I have the greatest entry. "My snowboard is my baby mama after all the times I raped it."


----------



## david_z (Dec 14, 2009)

Leo it's a 157, not a 156 

We may select a few runners-up to throw some more goodies at I'll have to see what I've got that I can give away but pretty sure I've got a hoodie and some nice new gloves to sweeten the pot a little bit.


----------



## Leo (Nov 24, 2009)

david_z said:


> Leo it's a 157, not a 156
> 
> We may select a few runners-up to throw some more goodies at I'll have to see what I've got that I can give away but pretty sure I've got a hoodie and some nice new gloves to sweeten the pot a little bit.


Tomato tuhmahtoe.


----------



## LuckyRVA (Jan 18, 2011)

ok, I left my nonsensical statement on both pages.


----------



## Nefarious (Dec 26, 2010)

I left it on the aGNARchy page, but I didn't see others posted on the blank page.


----------



## Leo (Nov 24, 2009)

LuckyRVA said:


> ok, I left my nonsensical statement on both pages.


LoL, I saw that. :thumbsup:


----------



## Leo (Nov 24, 2009)

Nefarious said:


> I left it on the aGNARchy page, but I didn't see others posted on the blank page.


You have to click "everyone" above the box where you post to see people's posts.
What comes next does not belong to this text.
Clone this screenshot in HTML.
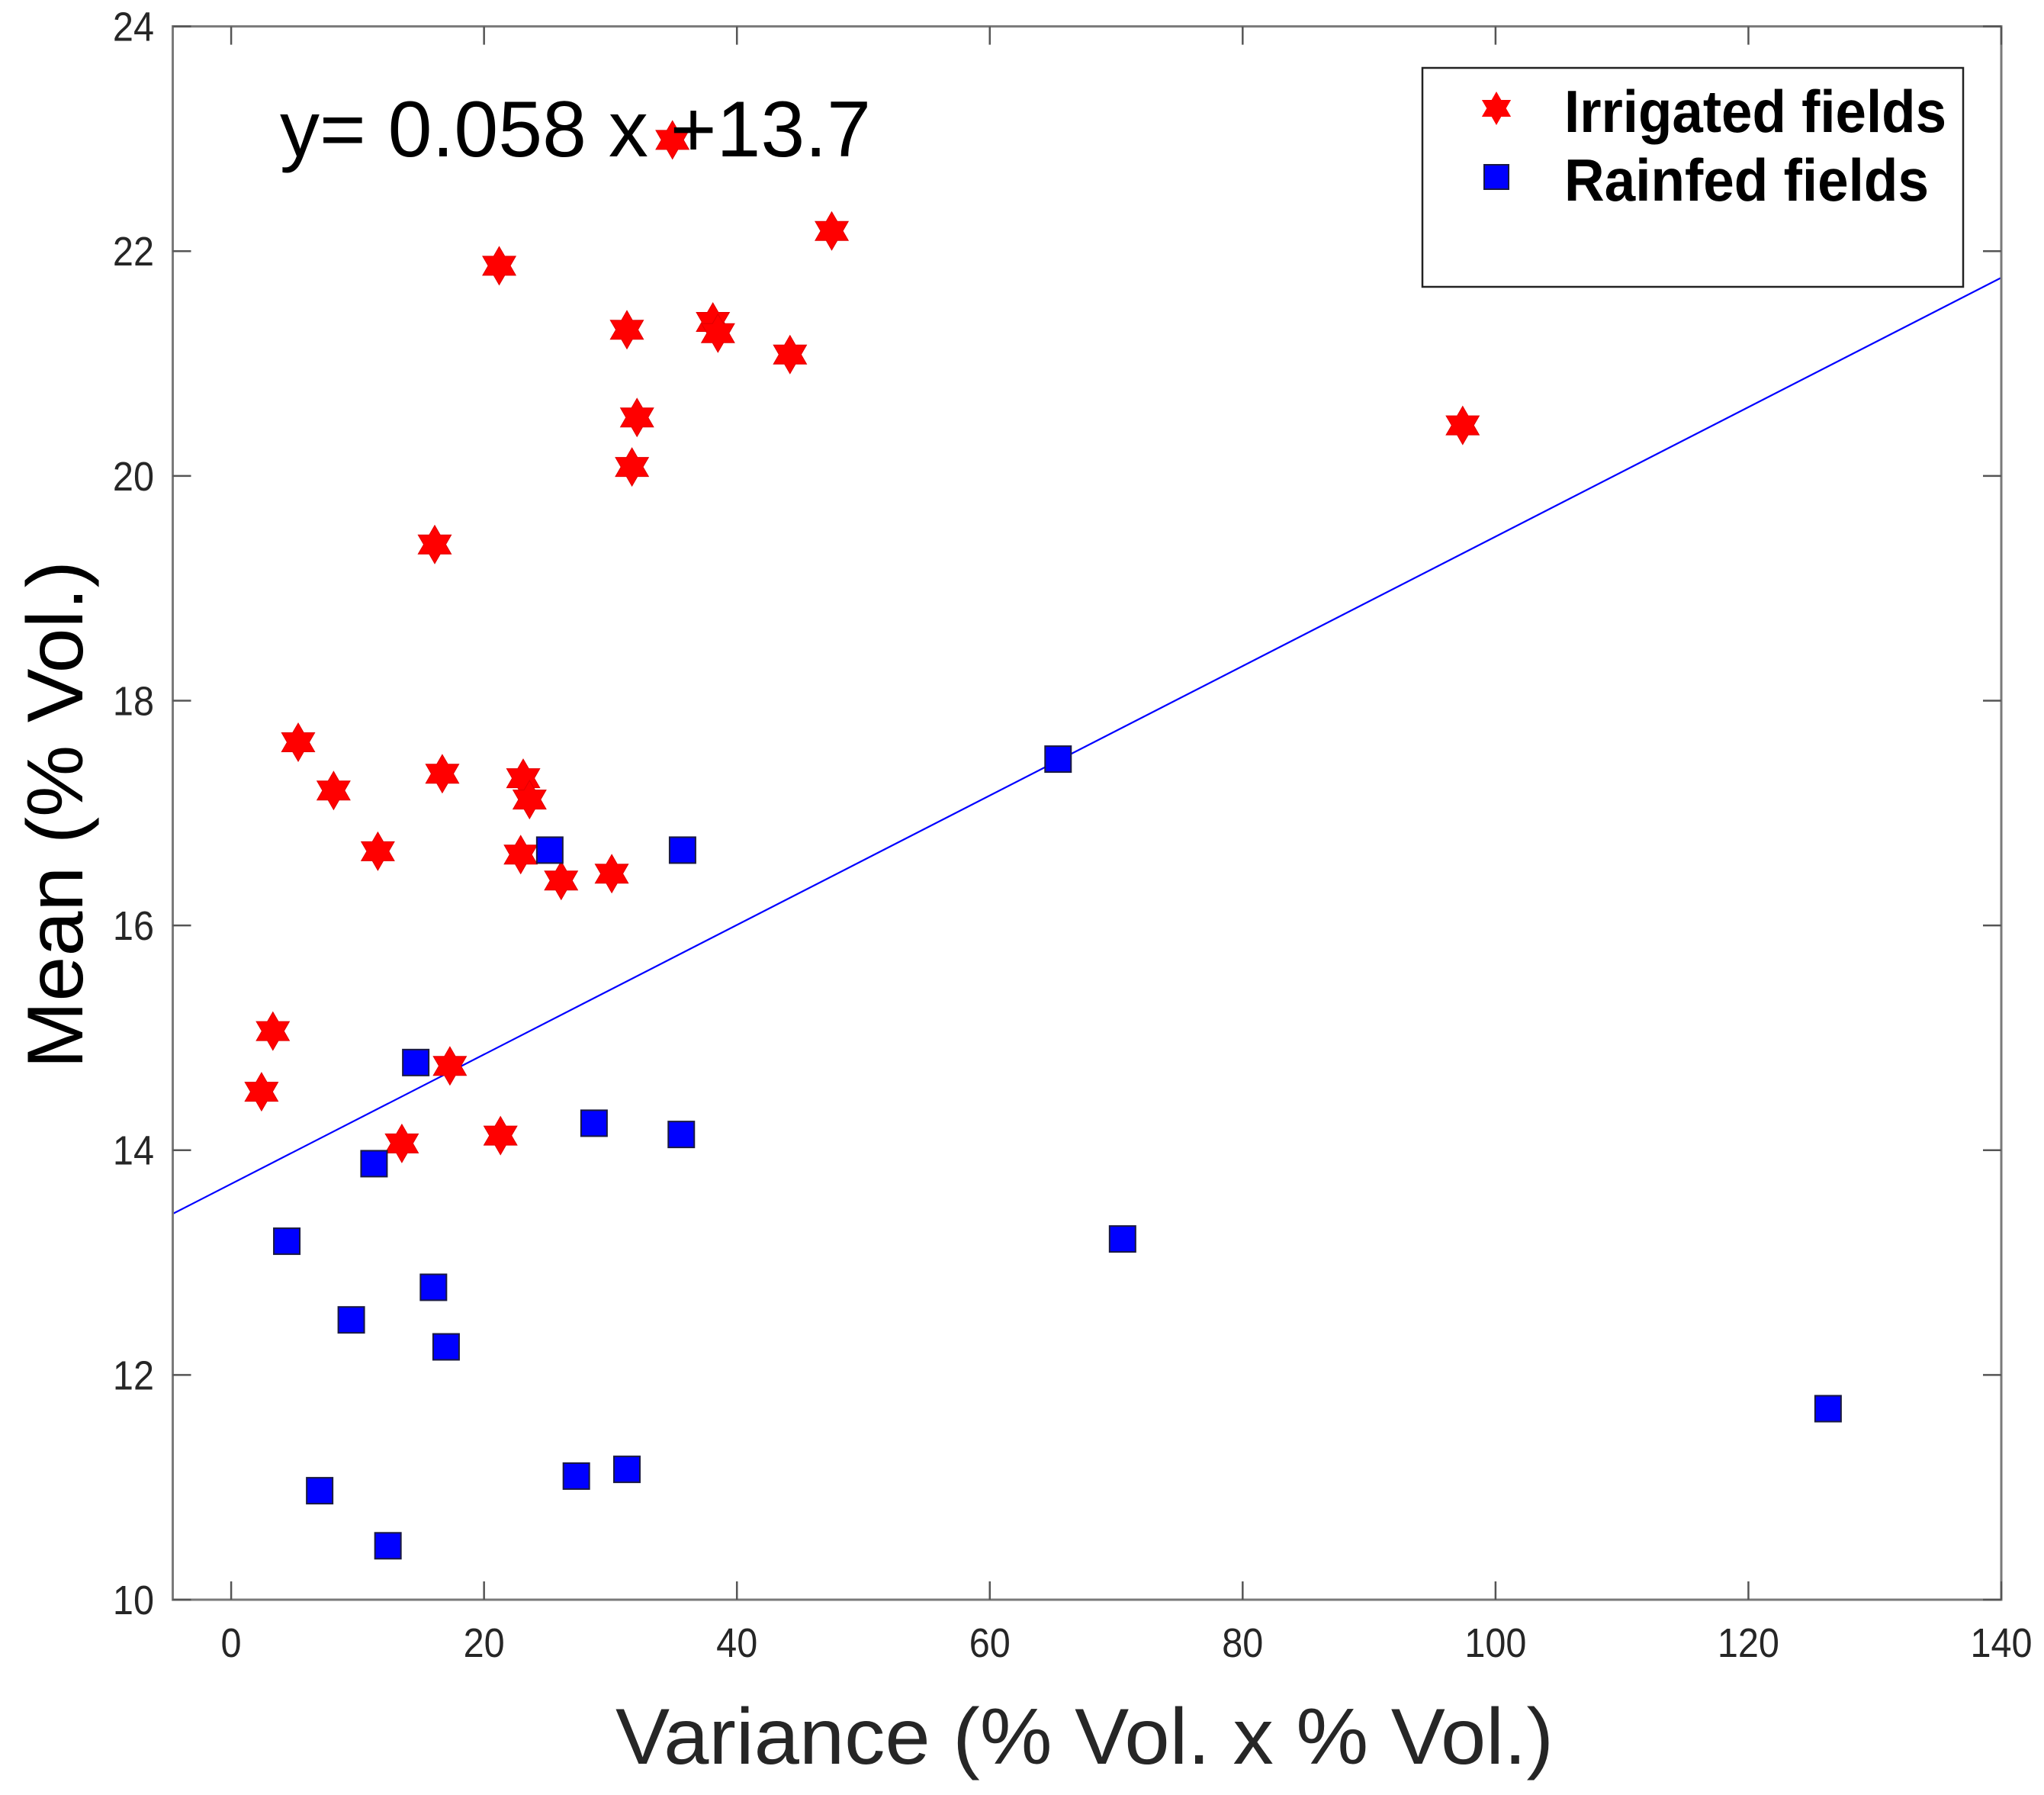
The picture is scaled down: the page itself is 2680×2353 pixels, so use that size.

Otherwise, you only see Blank's posts by default.


----------



## Argo (Feb 25, 2010)

david_z said:


> Leo it's a 157, not a 156
> 
> We may select a few runners-up to throw some more goodies at I'll have to see what I've got that I can give away but pretty sure I've got a hoodie and some nice new gloves to sweeten the pot a little bit.


Just not your old ugly hoodie....


----------



## Nefarious (Dec 26, 2010)

Ah hah! The mysteries of the internet are never ending! Thanks, Leo!


----------



## Leo (Nov 24, 2009)

Argo said:


> Just not your old ugly hoodie....


That sir, was VERY well played. *claps*


----------



## metric (Jan 16, 2011)

david_z said:


> We may select a few runners-up to throw some more goodies at I'll have to see what I've got that I can give away but pretty sure I've got a hoodie and some nice new gloves to sweeten the pot a little bit.


Awesome, are you giving away the turd hoodie?


----------



## PanHandler (Dec 23, 2010)

I already own a blank so i wont enter the contest. no need for 2 blanks of the same size, but i can say they are good boards! i ride mine all over the mountain and it does great everywhere.


----------



## Rider161 (Oct 12, 2011)

posted on both pages


----------



## david_z (Dec 14, 2009)

metric said:


> Awesome, are you giving away the turd hoodie?


I wasn't going to... I actually have a brand new DC hoodie that's 2 sizes too small for me.

But I might give away the turd, too.


----------



## handscreate (Jan 17, 2012)

Sweet contest! Posted on both pages... fingers crossed!


----------



## LiVeRideFcK (Jan 29, 2012)

Dope. I wish i would have known about that "everyone" part. I thought i was the only one who posted on blanks page


----------



## Redmond513 (Jan 27, 2011)

sweet...im gonna have to check it out.


----------



## LiVeRideFcK (Jan 29, 2012)

Did they pick the winner?


----------



## david_z (Dec 14, 2009)

Compiling list of entrants, then I've gotta run them through random.org to pick the winner. we'll announce Monday or Tuesday on FB, I'll try to remember to post here, too.

Chances are much better than the lottery I think there may be ~100 entries.


----------



## LiVeRideFcK (Jan 29, 2012)

Thats pretty badass. I like the concept of the board. If i got one though I'd probably sharpie the fuck out of it.


----------



## david_z (Dec 14, 2009)

Winner has been posted and there is a second-chance contest for everyone else you can win either a nice pair of swany gloves (SX-70), black, size XL, or a medium size DC hoodie which is red & turquoise colored.


----------



## david_z (Dec 14, 2009)

Bonus winners announced right meow:

Gloves - Avery Tibbits
Hoodie - Dominique Careddu

double-secret-bonus winners will get an Agnarchy.com t-shirt:

Brad Richardson
Matt Faragasso

If your name is on the list of winners, please email or PM me and I'll get you taken care of.


----------



## LuckyRVA (Jan 18, 2011)

sonofa...


----------